*What is being asked*.
Copy exactly the lines that run from the top of the listing to the line containing "Chart.register(...registerables);", both ends included, and omit the pictures.

*Collected material*.

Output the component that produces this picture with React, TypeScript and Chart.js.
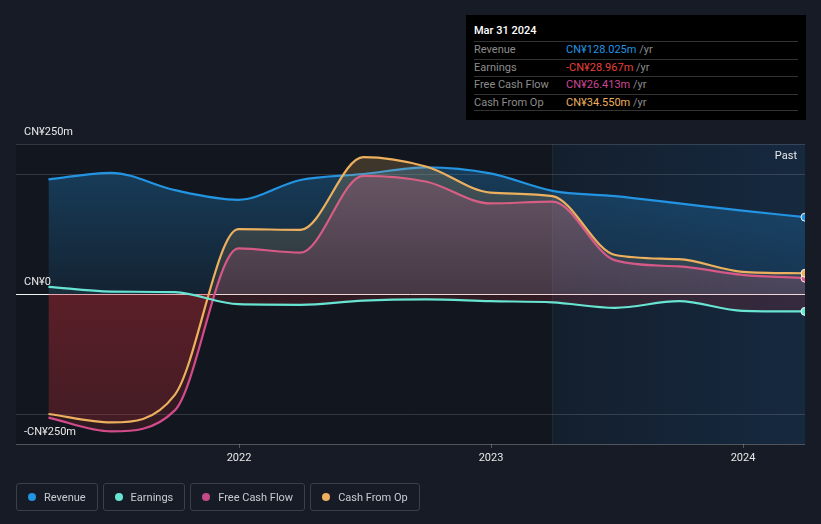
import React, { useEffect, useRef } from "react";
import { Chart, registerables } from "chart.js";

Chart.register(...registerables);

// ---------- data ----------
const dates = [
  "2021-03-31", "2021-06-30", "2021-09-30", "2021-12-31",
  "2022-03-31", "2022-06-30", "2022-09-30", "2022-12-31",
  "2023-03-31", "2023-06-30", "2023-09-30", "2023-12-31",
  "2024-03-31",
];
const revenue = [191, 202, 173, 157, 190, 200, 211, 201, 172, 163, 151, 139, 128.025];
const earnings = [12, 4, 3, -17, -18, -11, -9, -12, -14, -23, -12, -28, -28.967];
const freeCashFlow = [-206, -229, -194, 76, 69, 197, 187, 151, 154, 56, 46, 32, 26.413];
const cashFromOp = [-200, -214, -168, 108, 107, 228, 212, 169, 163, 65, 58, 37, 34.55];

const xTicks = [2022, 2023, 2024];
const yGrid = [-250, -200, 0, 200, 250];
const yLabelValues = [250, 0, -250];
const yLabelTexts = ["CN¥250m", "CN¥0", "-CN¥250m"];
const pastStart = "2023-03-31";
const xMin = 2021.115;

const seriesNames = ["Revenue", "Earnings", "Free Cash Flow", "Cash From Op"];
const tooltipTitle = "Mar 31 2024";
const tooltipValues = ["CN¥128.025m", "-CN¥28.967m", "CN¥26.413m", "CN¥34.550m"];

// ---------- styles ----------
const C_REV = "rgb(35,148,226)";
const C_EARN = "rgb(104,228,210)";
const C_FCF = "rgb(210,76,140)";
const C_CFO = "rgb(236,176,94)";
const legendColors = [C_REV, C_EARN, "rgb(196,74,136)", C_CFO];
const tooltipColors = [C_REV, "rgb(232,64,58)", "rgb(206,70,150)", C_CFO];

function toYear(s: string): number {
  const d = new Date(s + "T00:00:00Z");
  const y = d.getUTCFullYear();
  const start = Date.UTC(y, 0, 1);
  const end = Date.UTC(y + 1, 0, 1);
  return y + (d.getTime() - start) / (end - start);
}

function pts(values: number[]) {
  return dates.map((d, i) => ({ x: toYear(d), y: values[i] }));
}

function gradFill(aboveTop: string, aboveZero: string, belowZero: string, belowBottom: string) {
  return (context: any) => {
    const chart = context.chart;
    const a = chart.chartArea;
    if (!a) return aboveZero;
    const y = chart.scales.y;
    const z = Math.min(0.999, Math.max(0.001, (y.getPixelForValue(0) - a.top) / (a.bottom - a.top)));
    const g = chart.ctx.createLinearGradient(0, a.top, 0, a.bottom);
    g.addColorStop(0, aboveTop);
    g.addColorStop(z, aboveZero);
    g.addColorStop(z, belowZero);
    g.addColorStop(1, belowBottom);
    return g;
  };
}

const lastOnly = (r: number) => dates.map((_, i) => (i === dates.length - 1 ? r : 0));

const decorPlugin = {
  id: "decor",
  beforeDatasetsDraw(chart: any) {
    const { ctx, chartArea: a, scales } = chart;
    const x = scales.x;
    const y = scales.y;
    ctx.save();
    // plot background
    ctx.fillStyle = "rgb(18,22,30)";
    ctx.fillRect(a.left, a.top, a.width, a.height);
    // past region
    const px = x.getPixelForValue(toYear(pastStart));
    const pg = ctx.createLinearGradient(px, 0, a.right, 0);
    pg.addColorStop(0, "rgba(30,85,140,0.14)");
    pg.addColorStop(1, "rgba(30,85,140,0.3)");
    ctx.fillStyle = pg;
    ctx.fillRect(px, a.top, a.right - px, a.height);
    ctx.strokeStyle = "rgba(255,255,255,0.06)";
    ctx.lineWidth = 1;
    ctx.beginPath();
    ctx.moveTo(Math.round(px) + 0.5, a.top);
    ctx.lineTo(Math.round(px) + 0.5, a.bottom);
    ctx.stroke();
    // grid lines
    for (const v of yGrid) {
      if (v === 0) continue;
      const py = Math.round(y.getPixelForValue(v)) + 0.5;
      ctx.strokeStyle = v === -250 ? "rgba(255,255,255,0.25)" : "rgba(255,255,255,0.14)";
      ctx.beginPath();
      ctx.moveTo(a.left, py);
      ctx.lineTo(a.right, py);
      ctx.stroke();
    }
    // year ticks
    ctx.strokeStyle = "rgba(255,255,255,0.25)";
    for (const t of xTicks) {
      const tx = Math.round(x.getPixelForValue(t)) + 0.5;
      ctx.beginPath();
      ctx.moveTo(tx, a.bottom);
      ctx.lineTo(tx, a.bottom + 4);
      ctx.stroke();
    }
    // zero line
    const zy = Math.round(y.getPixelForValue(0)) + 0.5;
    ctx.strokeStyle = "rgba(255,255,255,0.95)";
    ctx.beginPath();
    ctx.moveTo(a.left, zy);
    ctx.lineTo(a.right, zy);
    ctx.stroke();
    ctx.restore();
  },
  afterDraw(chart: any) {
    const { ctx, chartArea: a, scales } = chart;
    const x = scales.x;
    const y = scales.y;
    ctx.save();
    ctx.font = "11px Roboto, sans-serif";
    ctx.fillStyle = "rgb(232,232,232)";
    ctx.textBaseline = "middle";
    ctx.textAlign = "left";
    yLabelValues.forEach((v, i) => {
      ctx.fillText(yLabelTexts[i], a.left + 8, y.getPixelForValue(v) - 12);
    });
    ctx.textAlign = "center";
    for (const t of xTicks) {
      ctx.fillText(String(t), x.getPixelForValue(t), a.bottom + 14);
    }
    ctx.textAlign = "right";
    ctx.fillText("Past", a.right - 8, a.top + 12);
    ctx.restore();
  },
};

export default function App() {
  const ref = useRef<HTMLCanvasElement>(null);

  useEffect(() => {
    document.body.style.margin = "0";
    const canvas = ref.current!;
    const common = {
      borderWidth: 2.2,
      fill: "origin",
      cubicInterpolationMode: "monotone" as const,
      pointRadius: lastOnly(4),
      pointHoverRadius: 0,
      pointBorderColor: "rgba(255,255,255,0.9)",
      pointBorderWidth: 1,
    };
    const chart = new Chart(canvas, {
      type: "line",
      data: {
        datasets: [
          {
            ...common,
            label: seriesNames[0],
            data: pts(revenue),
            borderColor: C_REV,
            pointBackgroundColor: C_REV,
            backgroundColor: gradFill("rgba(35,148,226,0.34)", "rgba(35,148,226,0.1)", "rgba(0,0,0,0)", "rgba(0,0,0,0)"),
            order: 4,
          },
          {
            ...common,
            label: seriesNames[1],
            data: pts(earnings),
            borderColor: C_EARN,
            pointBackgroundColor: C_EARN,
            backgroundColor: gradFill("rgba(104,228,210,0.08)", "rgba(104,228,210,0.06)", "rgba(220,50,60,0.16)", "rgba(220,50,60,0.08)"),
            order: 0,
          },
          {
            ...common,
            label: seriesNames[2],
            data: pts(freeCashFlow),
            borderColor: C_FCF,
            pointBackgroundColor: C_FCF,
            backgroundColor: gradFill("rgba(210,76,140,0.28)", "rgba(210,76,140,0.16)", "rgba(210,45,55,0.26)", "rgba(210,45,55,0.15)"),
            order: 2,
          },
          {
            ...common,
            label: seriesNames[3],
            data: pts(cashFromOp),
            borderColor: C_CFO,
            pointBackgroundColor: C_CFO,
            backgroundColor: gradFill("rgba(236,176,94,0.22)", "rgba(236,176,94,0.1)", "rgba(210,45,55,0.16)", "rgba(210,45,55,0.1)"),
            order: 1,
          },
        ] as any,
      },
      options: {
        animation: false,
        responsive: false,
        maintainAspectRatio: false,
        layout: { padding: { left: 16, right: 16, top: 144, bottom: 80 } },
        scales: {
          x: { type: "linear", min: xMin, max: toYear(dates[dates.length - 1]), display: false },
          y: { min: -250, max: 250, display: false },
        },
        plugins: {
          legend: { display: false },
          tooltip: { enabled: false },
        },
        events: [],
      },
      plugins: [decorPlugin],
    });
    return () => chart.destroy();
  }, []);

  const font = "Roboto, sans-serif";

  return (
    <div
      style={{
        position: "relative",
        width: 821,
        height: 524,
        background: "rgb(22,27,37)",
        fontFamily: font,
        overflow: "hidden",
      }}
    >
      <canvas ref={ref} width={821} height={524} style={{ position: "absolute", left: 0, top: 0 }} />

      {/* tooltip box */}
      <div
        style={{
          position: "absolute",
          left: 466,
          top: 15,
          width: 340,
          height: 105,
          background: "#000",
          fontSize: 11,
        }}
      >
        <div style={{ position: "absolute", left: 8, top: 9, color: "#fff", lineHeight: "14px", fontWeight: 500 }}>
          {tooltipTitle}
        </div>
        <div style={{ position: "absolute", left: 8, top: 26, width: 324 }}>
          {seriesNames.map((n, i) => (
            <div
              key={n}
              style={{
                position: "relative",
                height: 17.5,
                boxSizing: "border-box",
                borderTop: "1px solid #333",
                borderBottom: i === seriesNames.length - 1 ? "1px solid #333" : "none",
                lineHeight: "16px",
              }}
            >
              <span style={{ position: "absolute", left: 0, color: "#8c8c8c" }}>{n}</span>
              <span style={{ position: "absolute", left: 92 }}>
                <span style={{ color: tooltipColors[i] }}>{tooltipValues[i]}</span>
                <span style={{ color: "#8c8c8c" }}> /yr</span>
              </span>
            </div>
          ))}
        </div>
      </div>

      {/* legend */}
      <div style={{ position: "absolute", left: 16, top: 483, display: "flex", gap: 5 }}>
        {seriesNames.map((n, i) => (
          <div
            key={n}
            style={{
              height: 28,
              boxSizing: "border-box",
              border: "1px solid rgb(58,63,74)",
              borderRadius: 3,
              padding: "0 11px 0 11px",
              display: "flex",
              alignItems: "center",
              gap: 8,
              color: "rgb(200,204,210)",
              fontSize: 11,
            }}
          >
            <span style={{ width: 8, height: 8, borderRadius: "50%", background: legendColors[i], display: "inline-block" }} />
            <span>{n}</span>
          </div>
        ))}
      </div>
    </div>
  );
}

*Written answer*.
Output the component that produces this picture with React, TypeScript and Chart.js.
import React, { useEffect, useRef } from "react";
import { Chart, registerables } from "chart.js";

Chart.register(...registerables);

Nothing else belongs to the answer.